Problem description =
Begin with the first line and repeat exactly through the line containing "165, 110, 70]"; leave every image out.

Supplied information =
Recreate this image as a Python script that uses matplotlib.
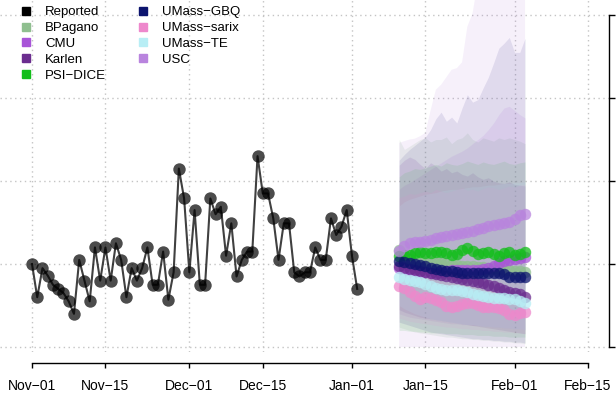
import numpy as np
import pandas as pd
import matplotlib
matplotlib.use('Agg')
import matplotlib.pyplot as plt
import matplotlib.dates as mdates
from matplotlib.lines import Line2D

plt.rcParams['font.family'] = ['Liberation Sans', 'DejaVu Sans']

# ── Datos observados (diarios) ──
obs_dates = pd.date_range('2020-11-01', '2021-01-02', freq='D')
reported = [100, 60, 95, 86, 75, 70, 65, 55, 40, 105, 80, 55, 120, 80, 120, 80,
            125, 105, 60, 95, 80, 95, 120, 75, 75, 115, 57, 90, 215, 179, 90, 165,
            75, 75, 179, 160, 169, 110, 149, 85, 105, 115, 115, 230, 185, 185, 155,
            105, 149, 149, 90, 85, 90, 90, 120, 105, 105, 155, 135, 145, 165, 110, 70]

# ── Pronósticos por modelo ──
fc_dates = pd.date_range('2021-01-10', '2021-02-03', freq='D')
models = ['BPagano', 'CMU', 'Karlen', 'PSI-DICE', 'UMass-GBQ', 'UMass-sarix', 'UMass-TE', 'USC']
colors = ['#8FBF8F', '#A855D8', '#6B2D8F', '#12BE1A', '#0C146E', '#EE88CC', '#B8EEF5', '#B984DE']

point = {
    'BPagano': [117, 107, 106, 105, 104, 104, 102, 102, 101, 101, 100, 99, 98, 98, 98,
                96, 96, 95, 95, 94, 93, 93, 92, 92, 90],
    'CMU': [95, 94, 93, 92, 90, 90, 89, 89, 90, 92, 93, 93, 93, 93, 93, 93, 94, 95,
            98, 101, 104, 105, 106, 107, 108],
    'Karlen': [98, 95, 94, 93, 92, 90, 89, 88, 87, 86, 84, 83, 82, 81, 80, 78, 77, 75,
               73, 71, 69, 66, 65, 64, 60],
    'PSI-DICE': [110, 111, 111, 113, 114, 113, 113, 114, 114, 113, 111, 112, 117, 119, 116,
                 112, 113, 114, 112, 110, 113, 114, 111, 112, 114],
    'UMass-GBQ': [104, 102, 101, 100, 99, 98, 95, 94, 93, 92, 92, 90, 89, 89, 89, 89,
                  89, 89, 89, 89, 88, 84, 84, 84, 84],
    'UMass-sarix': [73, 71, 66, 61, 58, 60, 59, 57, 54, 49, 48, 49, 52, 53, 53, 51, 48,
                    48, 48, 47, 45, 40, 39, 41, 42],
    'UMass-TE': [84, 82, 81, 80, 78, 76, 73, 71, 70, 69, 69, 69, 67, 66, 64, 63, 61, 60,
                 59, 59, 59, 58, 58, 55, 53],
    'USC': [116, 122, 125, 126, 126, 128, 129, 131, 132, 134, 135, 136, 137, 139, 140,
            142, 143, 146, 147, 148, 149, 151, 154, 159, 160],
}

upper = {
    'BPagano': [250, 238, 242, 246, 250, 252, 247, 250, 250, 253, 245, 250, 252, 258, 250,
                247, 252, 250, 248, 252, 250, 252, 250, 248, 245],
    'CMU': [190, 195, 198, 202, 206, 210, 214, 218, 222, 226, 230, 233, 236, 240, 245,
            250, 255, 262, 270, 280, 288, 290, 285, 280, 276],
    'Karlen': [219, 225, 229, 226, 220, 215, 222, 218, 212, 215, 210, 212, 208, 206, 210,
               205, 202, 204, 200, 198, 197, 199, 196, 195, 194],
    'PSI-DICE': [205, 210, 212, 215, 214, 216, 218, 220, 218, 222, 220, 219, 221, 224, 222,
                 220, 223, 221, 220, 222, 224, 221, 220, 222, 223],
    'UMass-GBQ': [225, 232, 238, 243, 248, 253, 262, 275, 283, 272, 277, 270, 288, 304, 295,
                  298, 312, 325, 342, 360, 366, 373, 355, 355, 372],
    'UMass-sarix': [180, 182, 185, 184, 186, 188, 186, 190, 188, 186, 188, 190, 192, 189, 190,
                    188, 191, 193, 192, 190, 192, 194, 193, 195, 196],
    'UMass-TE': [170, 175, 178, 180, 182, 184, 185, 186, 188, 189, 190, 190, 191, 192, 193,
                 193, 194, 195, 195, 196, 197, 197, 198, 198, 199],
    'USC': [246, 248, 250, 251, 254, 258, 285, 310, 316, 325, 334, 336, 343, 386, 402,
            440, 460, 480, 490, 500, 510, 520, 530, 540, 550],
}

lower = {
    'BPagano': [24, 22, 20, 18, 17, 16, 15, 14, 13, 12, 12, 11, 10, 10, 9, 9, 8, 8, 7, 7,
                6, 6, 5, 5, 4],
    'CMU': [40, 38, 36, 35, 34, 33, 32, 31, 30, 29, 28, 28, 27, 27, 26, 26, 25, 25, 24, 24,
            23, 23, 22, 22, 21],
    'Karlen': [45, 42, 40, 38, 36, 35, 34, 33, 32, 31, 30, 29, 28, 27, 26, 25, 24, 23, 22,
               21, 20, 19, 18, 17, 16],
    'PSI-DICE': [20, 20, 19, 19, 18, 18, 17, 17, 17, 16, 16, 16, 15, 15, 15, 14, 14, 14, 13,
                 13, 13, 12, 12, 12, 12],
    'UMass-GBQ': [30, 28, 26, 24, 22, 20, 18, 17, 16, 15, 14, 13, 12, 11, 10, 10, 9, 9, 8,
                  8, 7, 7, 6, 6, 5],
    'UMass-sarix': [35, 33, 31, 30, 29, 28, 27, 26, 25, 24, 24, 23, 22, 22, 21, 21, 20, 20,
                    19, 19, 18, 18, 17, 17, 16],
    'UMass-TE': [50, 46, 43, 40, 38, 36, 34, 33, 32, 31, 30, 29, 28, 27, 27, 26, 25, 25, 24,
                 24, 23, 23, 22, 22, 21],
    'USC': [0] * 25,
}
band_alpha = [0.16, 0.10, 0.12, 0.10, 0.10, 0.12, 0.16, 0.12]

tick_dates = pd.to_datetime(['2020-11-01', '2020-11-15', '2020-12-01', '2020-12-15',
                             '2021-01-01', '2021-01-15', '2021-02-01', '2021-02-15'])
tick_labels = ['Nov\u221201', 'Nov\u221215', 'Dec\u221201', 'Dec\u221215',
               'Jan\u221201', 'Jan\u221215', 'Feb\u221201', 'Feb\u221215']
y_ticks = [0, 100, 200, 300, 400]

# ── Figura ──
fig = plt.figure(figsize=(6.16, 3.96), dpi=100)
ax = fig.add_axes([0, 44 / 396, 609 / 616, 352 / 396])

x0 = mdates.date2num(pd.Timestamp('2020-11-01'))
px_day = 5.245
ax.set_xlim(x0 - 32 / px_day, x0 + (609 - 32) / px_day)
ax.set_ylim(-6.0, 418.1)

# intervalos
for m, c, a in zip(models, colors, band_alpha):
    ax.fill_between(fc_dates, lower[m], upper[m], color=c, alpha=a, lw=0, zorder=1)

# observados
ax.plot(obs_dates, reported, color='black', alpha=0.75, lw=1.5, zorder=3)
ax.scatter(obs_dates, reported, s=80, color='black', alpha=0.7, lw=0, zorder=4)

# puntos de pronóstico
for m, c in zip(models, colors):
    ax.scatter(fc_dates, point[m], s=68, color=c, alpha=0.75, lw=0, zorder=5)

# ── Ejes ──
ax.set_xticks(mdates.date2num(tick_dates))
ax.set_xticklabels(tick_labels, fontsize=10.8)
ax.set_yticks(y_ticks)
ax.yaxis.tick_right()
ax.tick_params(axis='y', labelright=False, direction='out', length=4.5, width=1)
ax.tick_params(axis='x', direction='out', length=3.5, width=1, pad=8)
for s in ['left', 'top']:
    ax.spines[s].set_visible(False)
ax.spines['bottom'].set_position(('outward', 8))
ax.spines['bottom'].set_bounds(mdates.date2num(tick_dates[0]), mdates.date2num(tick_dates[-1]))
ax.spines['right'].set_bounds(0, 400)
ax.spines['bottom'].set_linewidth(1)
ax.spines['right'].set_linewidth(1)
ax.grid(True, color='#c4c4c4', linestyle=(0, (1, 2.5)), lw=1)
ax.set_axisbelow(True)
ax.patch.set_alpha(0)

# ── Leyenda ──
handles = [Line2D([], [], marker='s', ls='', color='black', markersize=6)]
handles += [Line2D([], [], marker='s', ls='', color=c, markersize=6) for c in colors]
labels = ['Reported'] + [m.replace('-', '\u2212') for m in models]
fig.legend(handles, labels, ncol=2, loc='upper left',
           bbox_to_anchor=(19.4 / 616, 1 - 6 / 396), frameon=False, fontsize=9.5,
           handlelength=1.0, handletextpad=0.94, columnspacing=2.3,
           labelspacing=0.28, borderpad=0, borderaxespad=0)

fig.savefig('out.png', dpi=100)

Finished exercise =
Recreate this image as a Python script that uses matplotlib.
import numpy as np
import pandas as pd
import matplotlib
matplotlib.use('Agg')
import matplotlib.pyplot as plt
import matplotlib.dates as mdates
from matplotlib.lines import Line2D

plt.rcParams['font.family'] = ['Liberation Sans', 'DejaVu Sans']

# ── Datos observados (diarios) ──
obs_dates = pd.date_range('2020-11-01', '2021-01-02', freq='D')
reported = [100, 60, 95, 86, 75, 70, 65, 55, 40, 105, 80, 55, 120, 80, 120, 80,
            125, 105, 60, 95, 80, 95, 120, 75, 75, 115, 57, 90, 215, 179, 90, 165,
            75, 75, 179, 160, 169, 110, 149, 85, 105, 115, 115, 230, 185, 185, 155,
            105, 149, 149, 90, 85, 90, 90, 120, 105, 105, 155, 135, 145, 165, 110, 70]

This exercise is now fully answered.